Wednesday, August 15, 2012

All Good Things Come to an End

I have never been so thoroughly exhausted – both physically and mentally – before the last two weeks.

The Yale Ivy Scholars Program was an academic experience like no other. I had the incredible opportunity of studying at one of the world’s greatest learning institutions and thriving alongside some of the world’s brightest youth.

We were thrust into the rigor of the program our first night in, and it only intensified as the days passed.

Our first lecture was delivered by Victor Cha, Director of Asian Affairs in the White House’s NSC. He opened with his typical daily schedule, which was compounded with strict deadlines and events corner after corner. In retrospect, almost every individual we had the honor of hearing from lived by such a schedule. Perhaps this sense of responsibility and commitment is what the program intended to force upon us with our own packed schedule – lectures commenced in the morning, followed by seminars, more lectures, movie and discussions, workshops, and so on, finally concluding some time in the late evening.

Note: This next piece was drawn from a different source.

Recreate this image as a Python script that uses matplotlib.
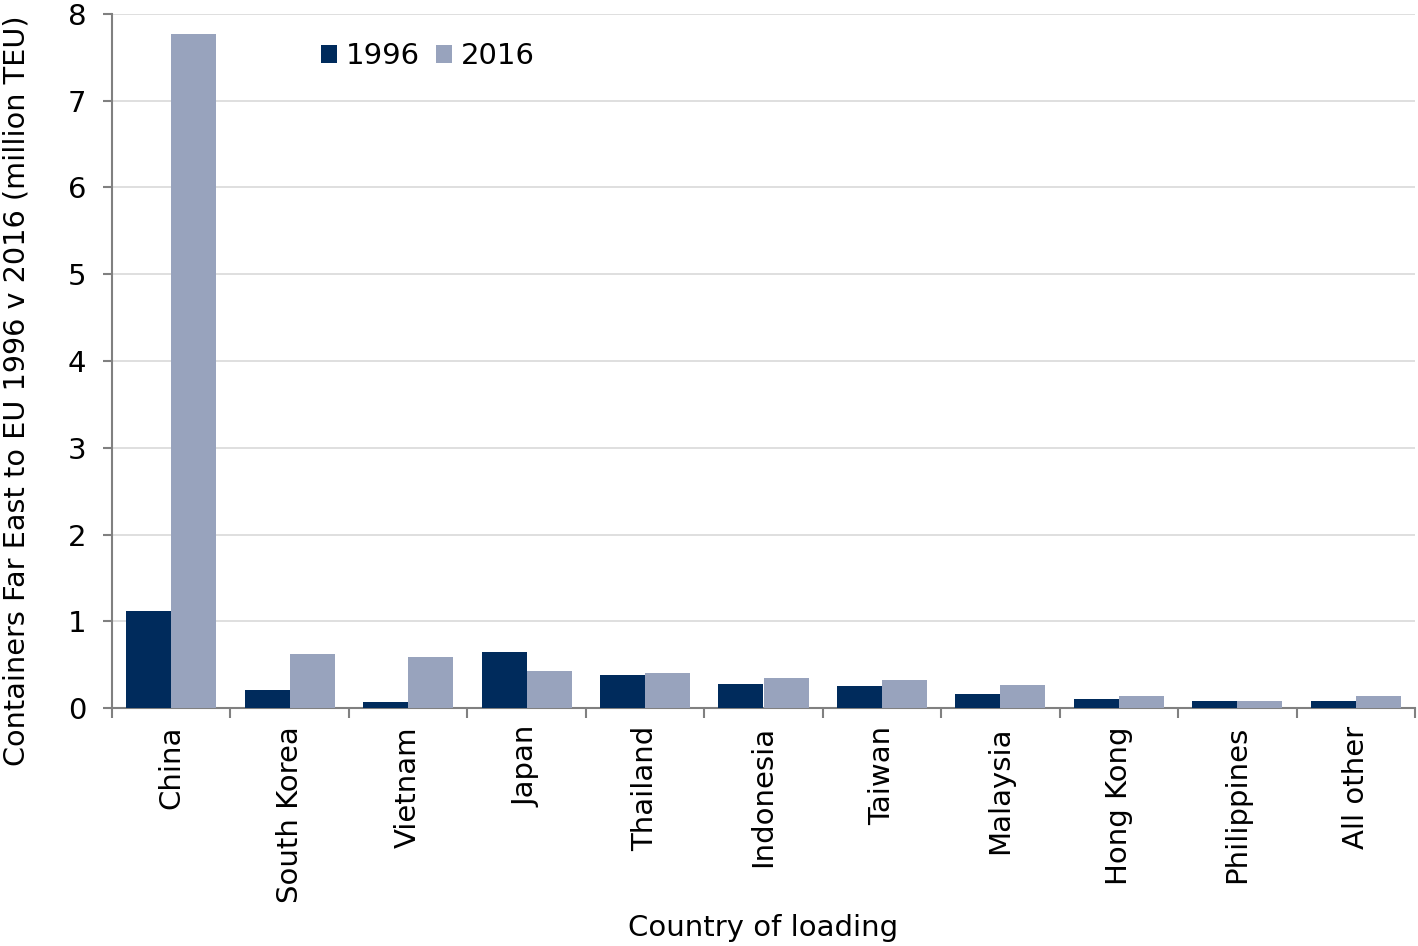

Consequently, sleep was not to be had. At times, rest was so cherished that meals were skipped to allocate time to reenergize. We were worked hard and expected to perform at a top level constantly.

The lectures we attended were unlike any that I have ever experienced before, taught by some of the greatest minds in the country. I learned about such a broad range of topics that all seemed to tie back to one another at the top, from the European debt crisis, to identity politics, and so on. Even more intriguing were the question & answer sessions that followed each time – my peers engaged the entire room with their insightful questions that at times even caught our teacher off guard. I may have learned just as much from my wonderful counterparts.

Seminars were scattered throughout the week – these were essentially more engaging lectures that consisted of smaller groups of ten to twenty students. The instructors were incredibly accomplished individuals and were very keen on covering a substantial amount of material in roughly an hour and a half. The seminars were very discussion-based, which provided a learning environment that I was not acquainted with before. Instead of simply taking notes and listening to what lessons were being taught, students were called upon to offer their viewpoints, and, thus, vibrant discussion ensued. I enjoyed this setting, and I realized that this was the type of environment that I wanted to be learning in during my college years. Smaller class sizes do in fact impact the quality of education, and I was able to learn this first-hand.

When Marshall Briefs rolled around, efforts were poured into developing the best policy towards our respective topics. My group’s topic was the Future of Foreign Policy Regarding Afghanistan, Pakistan, and India. The members in my group helped each other through the project, and worked incessantly. We met for every meal of the day, and whatever free time we had for leisure was spent working on the Brief.

The entire YISP experience can hardly be summed up in one blog post, nor can it be perfectly translated into words. If I had to condense it into a single word – which I have had to do when sharing my thoughts on the program and not wanting to spend hours after hours describing its wonder -, it would simply be “amazing.”

1 comment:

  1. Julia,

    Let me start by reminding you that you’re not restricted to this single blog. If you have more to write, then by all means write it. I, for one, will enjoy reading what you write.

    There’s one part that seems missing in this blog but perhaps that was something you were reserving for a future blog: recess. How can they keep you going without a scheduled recess where you could go out and play with your classmates? What’s the purpose of going to a good school if they don’t have recess?